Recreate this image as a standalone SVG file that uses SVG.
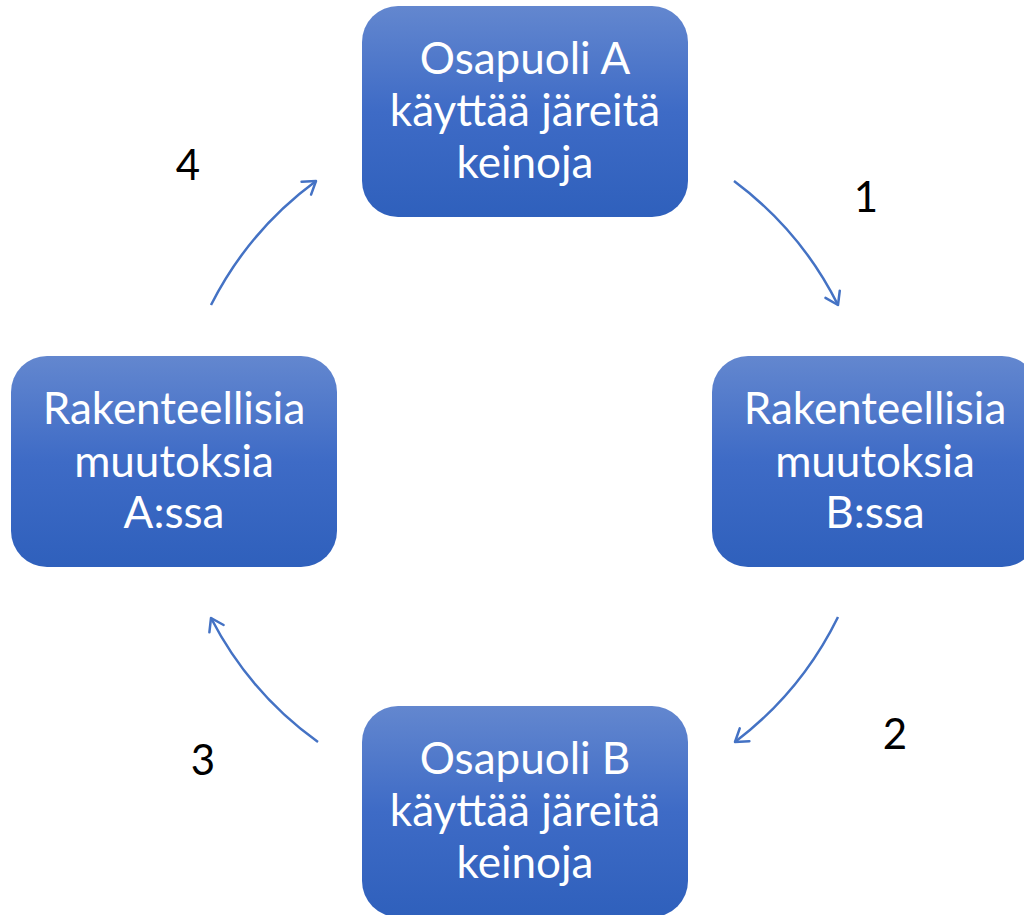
<svg xmlns="http://www.w3.org/2000/svg" width="1024" height="915" viewBox="0 0 1024 915">
<defs>
<linearGradient id="g" x1="0" y1="0" x2="0" y2="1">
<stop offset="0" stop-color="#6387CF"/>
<stop offset="0.5" stop-color="#3E6BC6"/>
<stop offset="1" stop-color="#2F60BC"/>
</linearGradient>
<marker id="ah" markerUnits="userSpaceOnUse" viewBox="-16 -10 20 20" refX="0" refY="0" markerWidth="20" markerHeight="20" orient="auto">
<path d="M-12,-8 L0,0 L-12,8" fill="none" stroke="#4472C4" stroke-width="2.5" stroke-linecap="round" stroke-linejoin="round"/>
</marker>
<style>
.box{fill:url(#g);}
.t{font-family:Lato,"Liberation Sans",sans-serif;font-size:44px;fill:#ffffff;text-anchor:middle;}
.n{font-family:Lato,"Liberation Sans",sans-serif;font-size:42px;fill:#000000;text-anchor:middle;}
.c{fill:none;stroke:#4472C4;stroke-width:2.5;marker-end:url(#ah);}
</style>
</defs>
<rect width="1024" height="915" fill="#ffffff"/>
<g id="connectors">
<path class="c" d="M734,181 A350,350 0 0 1 838,305"/>
<path class="c" d="M838,617 A350,350 0 0 1 735,742"/>
<path class="c" d="M318,742 A350,350 0 0 1 211,618"/>
<path class="c" d="M211,305 A350,350 0 0 1 316,181"/>
</g>
<g id="nodeA">
<rect class="box" x="362" y="6" width="326" height="211" rx="36"/>
<text class="t" x="525" y="74">Osapuoli A</text>
<text class="t" x="525" y="126">käyttää järeitä</text>
<text class="t" x="525" y="178">keinoja</text>
</g>
<g id="nodeRB">
<rect class="box" x="712" y="356" width="326" height="211" rx="36"/>
<text class="t" x="875" y="424">Rakenteellisia</text>
<text class="t" x="875" y="477">muutoksia</text>
<text class="t" x="875" y="528">B:ssa</text>
</g>
<g id="nodeB">
<rect class="box" x="362" y="706" width="326" height="211" rx="36"/>
<text class="t" x="525" y="774">Osapuoli B</text>
<text class="t" x="525" y="826">käyttää järeitä</text>
<text class="t" x="525" y="878">keinoja</text>
</g>
<g id="nodeRA">
<rect class="box" x="11" y="356" width="326" height="211" rx="36"/>
<text class="t" x="174" y="424">Rakenteellisia</text>
<text class="t" x="174" y="477">muutoksia</text>
<text class="t" x="174" y="528">A:ssa</text>
</g>
<g id="labels">
<text class="n" x="866" y="212">1</text>
<text class="n" x="895" y="749">2</text>
<text class="n" x="203" y="775">3</text>
<text class="n" x="188" y="180">4</text>
</g>
</svg>
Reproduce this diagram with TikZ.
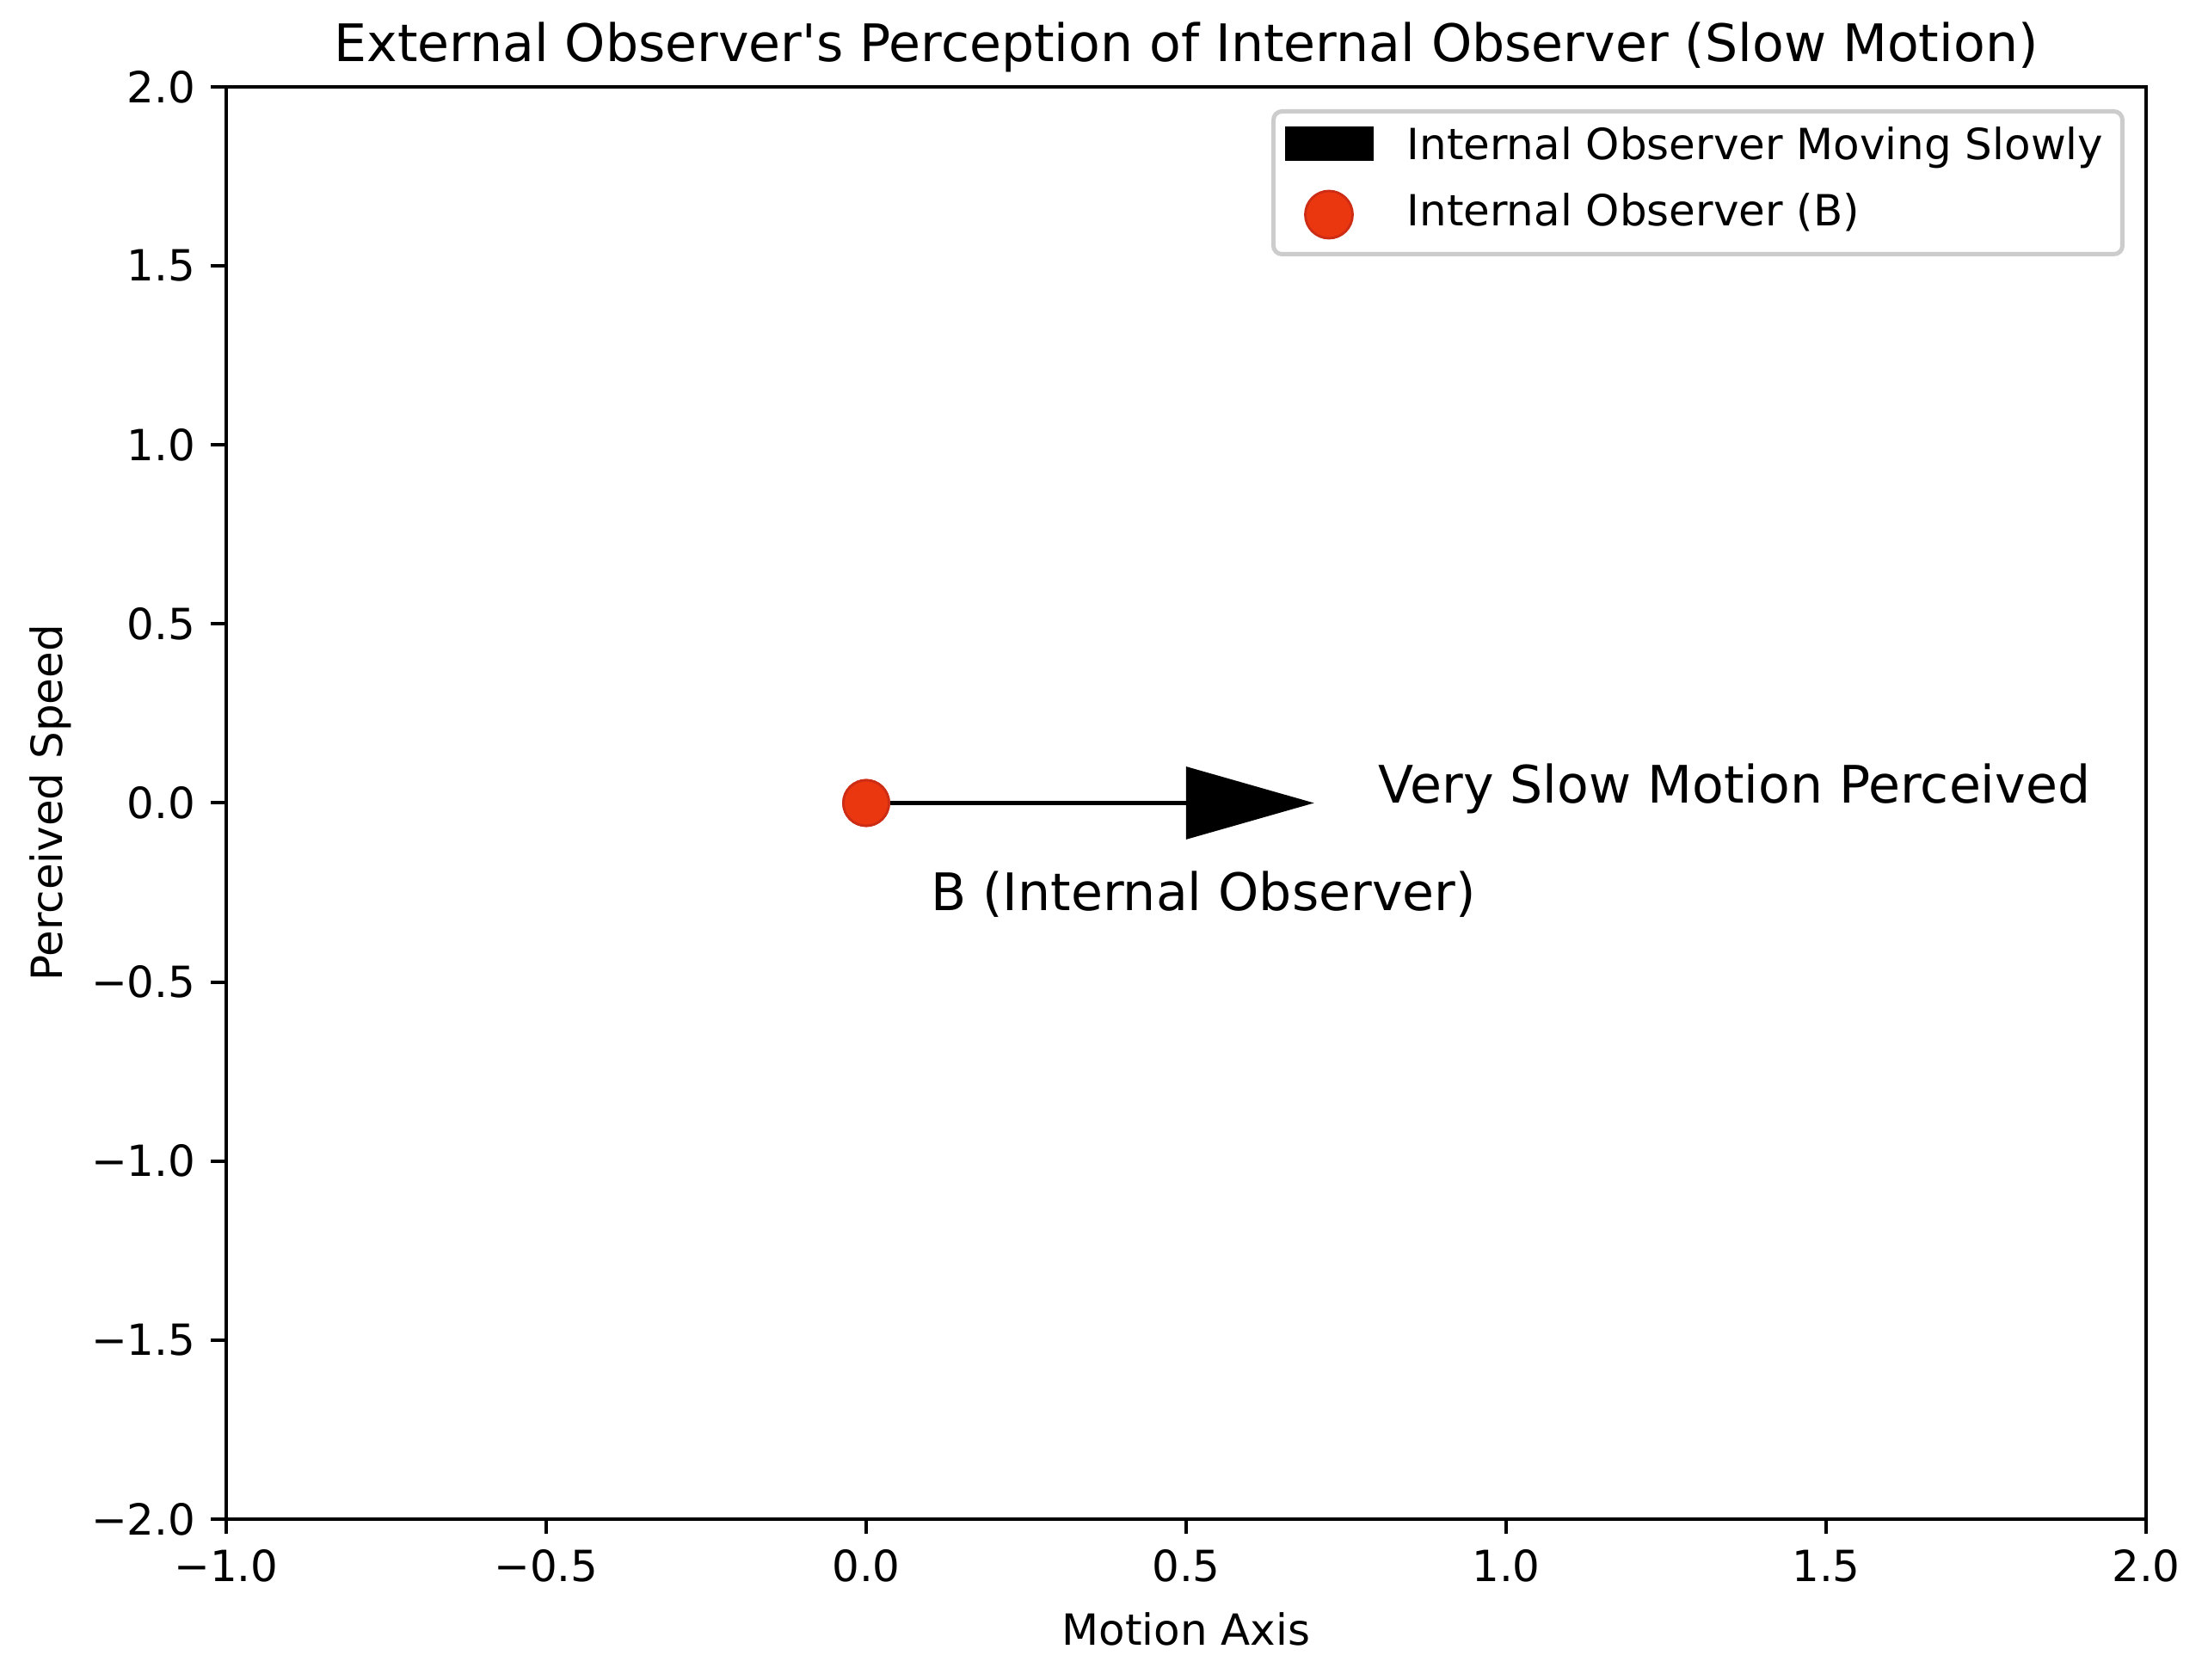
\documentclass[tikz,border=0pt]{standalone}
\usepackage{fontspec}
\setmainfont{DejaVu Sans}
\newfontfamily\plainfont{DejaVu Sans}
\usepackage{xcolor}
\usepackage{tikz}
\usetikzlibrary{arrows.meta, positioning}
\definecolor{obsred}{RGB}{235,55,15}
\definecolor{obsedge}{RGB}{205,45,20}
\newcommand{\smallsz}{\fontsize{14.2}{17}\selectfont}
\newcommand{\bigsz}{\fontsize{17.1}{20.5}\selectfont}
\tikzset{
    spine/.style={draw=black, line width=1.14pt},
    tickmark/.style={draw=black, line width=1.14pt},
    ticklab/.style={font=\smallsz, inner sep=0pt},
    axlab/.style={font=\smallsz, inner sep=0pt, anchor=base},
    lab/.style={font=\bigsz, inner sep=0pt, anchor=base west},
    legbox/.style={draw=black!20, fill=white, line width=1.42pt, rounded corners=2.8pt,
                   inner sep=0pt, minimum width=9.87cm, minimum height=1.66cm},
    legtxt/.style={font=\smallsz, inner sep=0pt, anchor=base west},
    obsdot/.style={circle, fill=obsred, draw=obsedge, line width=0.8pt, inner sep=0pt, minimum size=0.53cm},
    mover/.style={-{Triangle[length=1.488cm, width=0.8325cm]}, line width=1.6pt, black},
}

\begin{document}
\begin{tikzpicture}[x=7.44cm, y=4.1625cm]
    \useasboundingbox (-1.3535,-2.4492) rectangle (2.0874,2.2426);
    \draw[spine] (-1,-2) rectangle (2,2);
    \foreach \v/\t in {-1/−1.0, -0.5/−0.5, 0/0.0, 0.5/0.5, 1/1.0, 1.5/1.5, 2/2.0} {
        \draw[tickmark] (\v,-2) -- ++(0,-0.175cm);
        \node[ticklab, anchor=north] (xt\v) at ([yshift=-0.35cm]\v,-2) {\t};
    }
    \foreach \v/\t in {-2/−2.0, -1.5/−1.5, -1/−1.0, -0.5/−0.5, 0/0.0, 0.5/0.5, 1/1.0, 1.5/1.5, 2/2.0} {
        \draw[tickmark] (-1,\v) -- ++(-0.175cm,0);
        \node[ticklab, anchor=east] (yt\v) at ([xshift=-0.35cm]-1,\v) {\t};
    }
    \node[axlab, font=\bigsz] (title) at (0.5,2.072) {External Observer{\plainfont'}s Perception of Internal Observer (Slow Motion)};
    \node[axlab] (xlab) at (0.5,-2.351) {Motion Axis};
    \node[axlab, rotate=90] (ylab) at (-1.2567,0) {Perceived Speed};

    \node[obsdot] (bdot) at (0,0) {};
    \coordinate (tip) at (0.7,0);
    \draw[mover] (bdot.east) -- (tip);
    \node[obsdot] at (bdot) {};
    \node[lab] (slow) at (0.8,0) {Very Slow Motion Perceived};
    \node[lab] (blab) at (0.1,-0.3) {B (Internal Observer)};

    \node[legbox, anchor=north east] (legend) at (1.9664,1.9375) {};
    \node[fill=black, inner sep=0pt, minimum width=1.03cm, minimum height=0.40cm]
        (legarrow) at ([shift={(0.68cm,-0.40cm)}]legend.north west) {};
    \node[obsdot, minimum size=0.55cm] (legdot) at ([shift={(0.67cm,-1.225cm)}]legend.north west) {};
    \node[legtxt] (legtxt1) at ([shift={(1.57cm,-0.59cm)}]legend.north west) {Internal Observer Moving Slowly};
    \node[legtxt] (legtxt2) at ([shift={(1.57cm,-1.36cm)}]legend.north west) {Internal Observer (B)};
\end{tikzpicture}
\end{document}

================================

* YOUR GOAL:
Reproduce the material above verbatim; omit every picture.

* RESULT OF THE EXERCISE:
Recreate this image as a standalone SVG file that uses SVG.
<svg xmlns="http://www.w3.org/2000/svg" width="1024" height="915" viewBox="0 0 1024 915">
<defs>
<linearGradient id="g" x1="0" y1="0" x2="0" y2="1">
<stop offset="0" stop-color="#6387CF"/>
<stop offset="0.5" stop-color="#3E6BC6"/>
<stop offset="1" stop-color="#2F60BC"/>
</linearGradient>
<marker id="ah" markerUnits="userSpaceOnUse" viewBox="-16 -10 20 20" refX="0" refY="0" markerWidth="20" markerHeight="20" orient="auto">
<path d="M-12,-8 L0,0 L-12,8" fill="none" stroke="#4472C4" stroke-width="2.5" stroke-linecap="round" stroke-linejoin="round"/>
</marker>
<style>
.box{fill:url(#g);}
.t{font-family:Lato,"Liberation Sans",sans-serif;font-size:44px;fill:#ffffff;text-anchor:middle;}
.n{font-family:Lato,"Liberation Sans",sans-serif;font-size:42px;fill:#000000;text-anchor:middle;}
.c{fill:none;stroke:#4472C4;stroke-width:2.5;marker-end:url(#ah);}
</style>
</defs>
<rect width="1024" height="915" fill="#ffffff"/>
<g id="connectors">
<path class="c" d="M734,181 A350,350 0 0 1 838,305"/>
<path class="c" d="M838,617 A350,350 0 0 1 735,742"/>
<path class="c" d="M318,742 A350,350 0 0 1 211,618"/>
<path class="c" d="M211,305 A350,350 0 0 1 316,181"/>
</g>
<g id="nodeA">
<rect class="box" x="362" y="6" width="326" height="211" rx="36"/>
<text class="t" x="525" y="74">Osapuoli A</text>
<text class="t" x="525" y="126">käyttää järeitä</text>
<text class="t" x="525" y="178">keinoja</text>
</g>
<g id="nodeRB">
<rect class="box" x="712" y="356" width="326" height="211" rx="36"/>
<text class="t" x="875" y="424">Rakenteellisia</text>
<text class="t" x="875" y="477">muutoksia</text>
<text class="t" x="875" y="528">B:ssa</text>
</g>
<g id="nodeB">
<rect class="box" x="362" y="706" width="326" height="211" rx="36"/>
<text class="t" x="525" y="774">Osapuoli B</text>
<text class="t" x="525" y="826">käyttää järeitä</text>
<text class="t" x="525" y="878">keinoja</text>
</g>
<g id="nodeRA">
<rect class="box" x="11" y="356" width="326" height="211" rx="36"/>
<text class="t" x="174" y="424">Rakenteellisia</text>
<text class="t" x="174" y="477">muutoksia</text>
<text class="t" x="174" y="528">A:ssa</text>
</g>
<g id="labels">
<text class="n" x="866" y="212">1</text>
<text class="n" x="895" y="749">2</text>
<text class="n" x="203" y="775">3</text>
<text class="n" x="188" y="180">4</text>
</g>
</svg>
Reproduce this diagram with TikZ.
\documentclass[tikz,border=0pt]{standalone}
\usepackage{fontspec}
\setmainfont{DejaVu Sans}
\newfontfamily\plainfont{DejaVu Sans}
\usepackage{xcolor}
\usepackage{tikz}
\usetikzlibrary{arrows.meta, positioning}
\definecolor{obsred}{RGB}{235,55,15}
\definecolor{obsedge}{RGB}{205,45,20}
\newcommand{\smallsz}{\fontsize{14.2}{17}\selectfont}
\newcommand{\bigsz}{\fontsize{17.1}{20.5}\selectfont}
\tikzset{
    spine/.style={draw=black, line width=1.14pt},
    tickmark/.style={draw=black, line width=1.14pt},
    ticklab/.style={font=\smallsz, inner sep=0pt},
    axlab/.style={font=\smallsz, inner sep=0pt, anchor=base},
    lab/.style={font=\bigsz, inner sep=0pt, anchor=base west},
    legbox/.style={draw=black!20, fill=white, line width=1.42pt, rounded corners=2.8pt,
                   inner sep=0pt, minimum width=9.87cm, minimum height=1.66cm},
    legtxt/.style={font=\smallsz, inner sep=0pt, anchor=base west},
    obsdot/.style={circle, fill=obsred, draw=obsedge, line width=0.8pt, inner sep=0pt, minimum size=0.53cm},
    mover/.style={-{Triangle[length=1.488cm, width=0.8325cm]}, line width=1.6pt, black},
}

\begin{document}
\begin{tikzpicture}[x=7.44cm, y=4.1625cm]
    \useasboundingbox (-1.3535,-2.4492) rectangle (2.0874,2.2426);
    \draw[spine] (-1,-2) rectangle (2,2);
    \foreach \v/\t in {-1/−1.0, -0.5/−0.5, 0/0.0, 0.5/0.5, 1/1.0, 1.5/1.5, 2/2.0} {
        \draw[tickmark] (\v,-2) -- ++(0,-0.175cm);
        \node[ticklab, anchor=north] (xt\v) at ([yshift=-0.35cm]\v,-2) {\t};
    }
    \foreach \v/\t in {-2/−2.0, -1.5/−1.5, -1/−1.0, -0.5/−0.5, 0/0.0, 0.5/0.5, 1/1.0, 1.5/1.5, 2/2.0} {
        \draw[tickmark] (-1,\v) -- ++(-0.175cm,0);
        \node[ticklab, anchor=east] (yt\v) at ([xshift=-0.35cm]-1,\v) {\t};
    }
    \node[axlab, font=\bigsz] (title) at (0.5,2.072) {External Observer{\plainfont'}s Perception of Internal Observer (Slow Motion)};
    \node[axlab] (xlab) at (0.5,-2.351) {Motion Axis};
    \node[axlab, rotate=90] (ylab) at (-1.2567,0) {Perceived Speed};

    \node[obsdot] (bdot) at (0,0) {};
    \coordinate (tip) at (0.7,0);
    \draw[mover] (bdot.east) -- (tip);
    \node[obsdot] at (bdot) {};
    \node[lab] (slow) at (0.8,0) {Very Slow Motion Perceived};
    \node[lab] (blab) at (0.1,-0.3) {B (Internal Observer)};

    \node[legbox, anchor=north east] (legend) at (1.9664,1.9375) {};
    \node[fill=black, inner sep=0pt, minimum width=1.03cm, minimum height=0.40cm]
        (legarrow) at ([shift={(0.68cm,-0.40cm)}]legend.north west) {};
    \node[obsdot, minimum size=0.55cm] (legdot) at ([shift={(0.67cm,-1.225cm)}]legend.north west) {};
    \node[legtxt] (legtxt1) at ([shift={(1.57cm,-0.59cm)}]legend.north west) {Internal Observer Moving Slowly};
    \node[legtxt] (legtxt2) at ([shift={(1.57cm,-1.36cm)}]legend.north west) {Internal Observer (B)};
\end{tikzpicture}
\end{document}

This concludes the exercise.